Personal information
- Full name: Manuel Moisés Medori Martínez
- Date of birth: 8 February 1992 (age 34)
- Place of birth: Puerto la Cruz, Venezuela
- Height: 1.70 m (5 ft 7 in)
- Position: Attacking midfielder

Team information
- Current team: Lealtad

Youth career
- Boca Juniors

Senior career*
- Years: Team / Apps / (Gls)
- 2012–2017: Deportivo Anzoátegui / 62 / (6)
- 2015: → Tucanes (loan) / 7 / (0)
- 2017–: Lealtad / 48 / (7)

= Manuel Medori =

Venezuelan footballer (born 1992)

Manuel Moisés Medori Martínez (born 8 February 1992) is a Venezuelan footballer who plays for Spanish club CD Lealtad as an attacking midfielder.

==Club career==
Born in Puerto la Cruz, Medori represented Boca Juniors as a youth.
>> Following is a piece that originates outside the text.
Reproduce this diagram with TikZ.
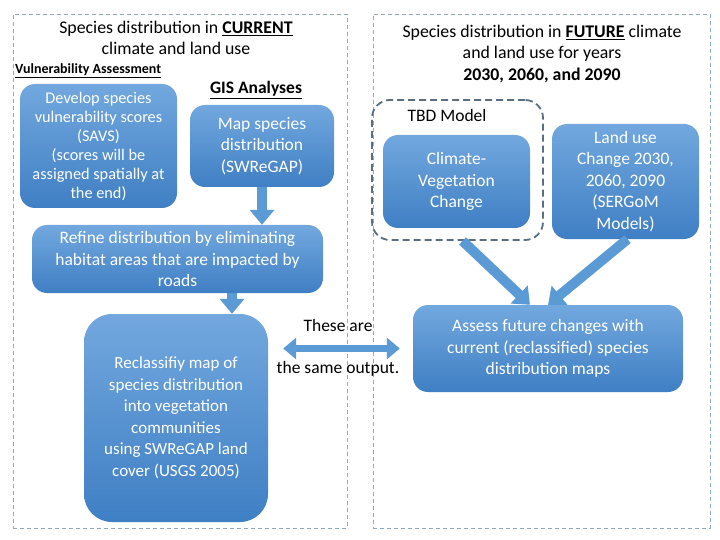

In January 2013 he joined Deportivo Anzoátegui, and made his first team debut late in the month by coming on as a substitute in a 0–3 home loss against Club Atlético Tigre for the Copa Libertadores championship.

In January 2015, after being rarely used, Medori was loaned to fellow Primera División club Tucanes de Amazonas for the remainder of the 2014–15 season. Upon returning, he scored his first senior goal on 29 August by netting his team's first in a 3–2 home win against Estudiantes de Mérida.

On 9 September 2017 Medori moved abroad for the first time in his career, signing for Spanish Segunda División B side CD Lealtad.